GIVEN EXERCISE: Copy out each line that has "matplotlib" in it.

RECORDED INFORMATION:
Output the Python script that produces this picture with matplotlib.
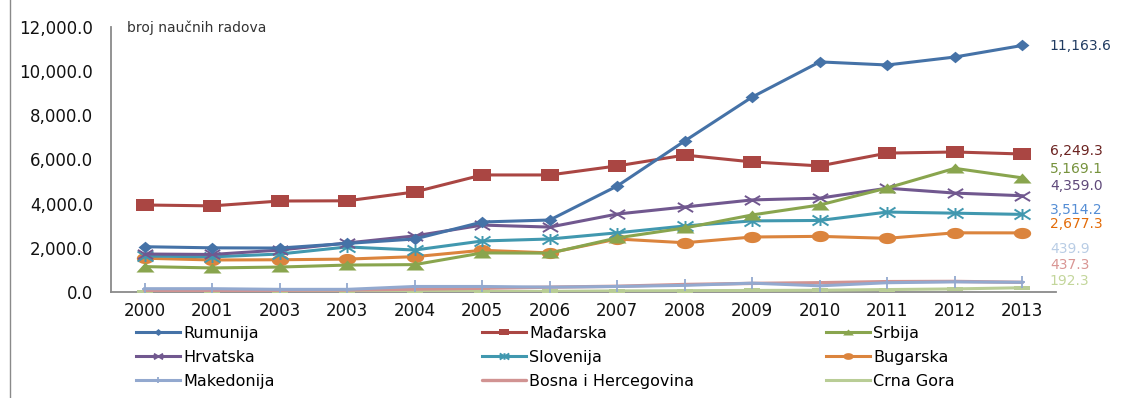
import matplotlib
matplotlib.use("Agg")
import matplotlib.pyplot as plt
from matplotlib.path import Path
from matplotlib.lines import Line2D
import numpy as np

plt.rcParams['font.family'] = ['DejaVu Sans']

# ---------------- data ----------------
years = ["2000", "2001", "2003", "2003", "2004", "2005", "2006",
         "2007", "2008", "2009", "2010", "2011", "2012", "2013"]

rumunija   = [2050, 2000, 1990, 2200, 2400, 3170, 3260, 4800, 6840, 8830, 10420, 10280, 10640, 11163.6]
madjarska  = [3940, 3900, 4120, 4130, 4530, 5300, 5300, 5710, 6200, 5890, 5710, 6290, 6340, 6249.3]
srbija     = [1150, 1090, 1130, 1220, 1240, 1770, 1760, 2450, 2900, 3490, 3940, 4710, 5600, 5169.1]
hrvatska   = [1720, 1700, 1900, 2220, 2540, 3030, 2940, 3530, 3850, 4170, 4250, 4700, 4480, 4359.0]
slovenija  = [1630, 1590, 1720, 2040, 1900, 2310, 2400, 2680, 2990, 3220, 3240, 3620, 3570, 3514.2]
bugarska   = [1530, 1450, 1460, 1490, 1600, 1890, 1770, 2400, 2230, 2490, 2520, 2430, 2680, 2677.3]
makedonija = [150, 150, 120, 120, 250, 250, 220, 250, 300, 400, 280, 420, 460, 439.9]
bosna      = [60, 70, 80, 90, 130, 170, 220, 260, 340, 390, 420, 470, 480, 437.3]
crna_gora  = [10, 10, 10, 15, 20, 25, 30, 50, 60, 70, 80, 110, 140, 192.3]

names = ["Rumunija", "Mađarska", "Srbija", "Hrvatska", "Slovenija",
         "Bugarska", "Makedonija", "Bosna i Hercegovina", "Crna Gora"]
series = [rumunija, madjarska, srbija, hrvatska, slovenija,
          bugarska, makedonija, bosna, crna_gora]

end_labels = ["11,163.6", "6,249.3", "5,169.1", "4,359.0", "3,514.2",
              "2,677.3", "439.9", "437.3", "192.3"]
# vertical placement of the end labels (data units)
end_label_y = [11140, 6390, 5570, 4800, 3720, 3060, 1950, 1230, 500]

y_ticks = [0, 2000, 4000, 6000, 8000, 10000, 12000]
y_tick_labels = ["0.0", "2,000.0", "4,000.0", "6,000.0", "8,000.0", "10,000.0", "12,000.0"]

# ---------------- styles ----------------
colors = ["#4572A7", "#AA4643", "#89A54E", "#71588F", "#4198AF",
          "#DB843D", "#93A9CF", "#D19392", "#B9CD96"]
label_colors = ["#1F3A60", "#6B2220", "#76923C", "#5F497A", "#558ED5",
                "#E36C09", "#B9CDE5", "#D99694", "#C3D69B"]

def poly(verts):
    return Path(verts + [verts[0]], closed=True)

diamond = poly([(0, 1), (1.2, 0), (0, -1), (-1.2, 0)])
rect = poly([(-1.6, -1), (1.6, -1), (1.6, 1), (-1.6, 1)])
tri = poly([(0, 1), (1.8, -1), (-1.8, -1)])
t = np.linspace(0, 2 * np.pi, 41)[:-1]
ellipse = poly(list(zip(1.55 * np.cos(t), np.sin(t))))
xm = Path([(-1.67, -1), (1.67, 1), (-1.67, 1), (1.67, -1)],
          [Path.MOVETO, Path.LINETO, Path.MOVETO, Path.LINETO])
star = Path([(-1.6, -1), (1.6, 1), (-1.6, 1), (1.6, -1), (0, -1.1), (0, 1.1)],
            [Path.MOVETO, Path.LINETO, Path.MOVETO, Path.LINETO, Path.MOVETO, Path.LINETO])
plus = Path([(0, -1), (0, 1), (-0.6, 0), (0.6, 0)],
            [Path.MOVETO, Path.LINETO, Path.MOVETO, Path.LINETO])
flat = poly([(-1.6, -0.4), (1.6, -0.4), (1.6, 0.4), (-1.6, 0.4)])

markers = [diamond, rect, tri, xm, star, ellipse, plus, None, flat]
msizes = [10, 13, 13, 11, 11.5, 12.5, 8, 0, 12]
mews = [0, 0, 0, 1.4, 1.4, 0, 1.3, 0, 0]

# ---------------- figure ----------------
W, H = 1129, 398
fig = plt.figure(figsize=(W / 100, H / 100), dpi=100)
ax = fig.add_axes([111 / W, 1 - 292 / H, 945 / W, 265 / H])

x = np.arange(len(years))
lines = []
for s, c, m, ms, mew, nm in zip(series, colors, markers, msizes, mews, names):
    if m is None:
        ln, = ax.plot(x, s, color=c, lw=2.4, label=nm, solid_capstyle='round')
    else:
        ln, = ax.plot(x, s, color=c, lw=2.2, marker=m, markersize=ms,
                      markerfacecolor=c, markeredgecolor=c, markeredgewidth=mew,
                      label=nm)
    lines.append(ln)

for i, ln in enumerate(lines):
    ln.set_zorder(3 + (len(lines) - i) * 0.01)

ax.set_xlim(-0.5, len(years) - 0.5)
ax.set_ylim(0, 12000)
ax.set_xticks(x)
ax.set_xticklabels(years, fontsize=12, color="#111111")
ax.set_yticks(y_ticks)
ax.set_yticklabels(y_tick_labels, fontsize=12, color="#111111")
ax.tick_params(axis='both', length=0)
ax.tick_params(axis='y', pad=13)
ax.tick_params(axis='x', pad=7)
for sp in ["top", "right"]:
    ax.spines[sp].set_visible(False)
for sp in ["left", "bottom"]:
    ax.spines[sp].set_color("#8A8A8A")
    ax.spines[sp].set_linewidth(1.3)

fig.text(127 / W, 1 - 28 / H, "broj naučnih radova",
         fontsize=10, color="#333333", va="center", ha="left")

for lab, ly, lc in zip(end_labels, end_label_y, label_colors):
    ax.text(13.41, ly, lab, fontsize=10, color=lc, va="center", ha="left",
            clip_on=False)

# outer frame edge on the left
fig.add_artist(Line2D([10 / W, 10 / W], [0, 1], transform=fig.transFigure,
                      color="#8A8A8A", lw=1.0))

# legend: three columns, entries row by row
col_x = [136, 482, 826]
for j in range(3):
    hs = [lines[j + 3 * r] for r in range(3)]
    fig.legend(handles=hs, labels=[h.get_label() for h in hs],
               loc="upper left", bbox_to_anchor=(col_x[j] / W, 1 - 326 / H),
               frameon=False, fontsize=11.5, handlelength=2.75,
               handletextpad=0.2, labelspacing=0.55, borderpad=0,
               borderaxespad=0, markerscale=0.6)

fig.savefig("out.png", dpi=100)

TASK RESULT:
Output the Python script that produces this picture with matplotlib.
import matplotlib
matplotlib.use("Agg")
import matplotlib.pyplot as plt
from matplotlib.path import Path
from matplotlib.lines import Line2D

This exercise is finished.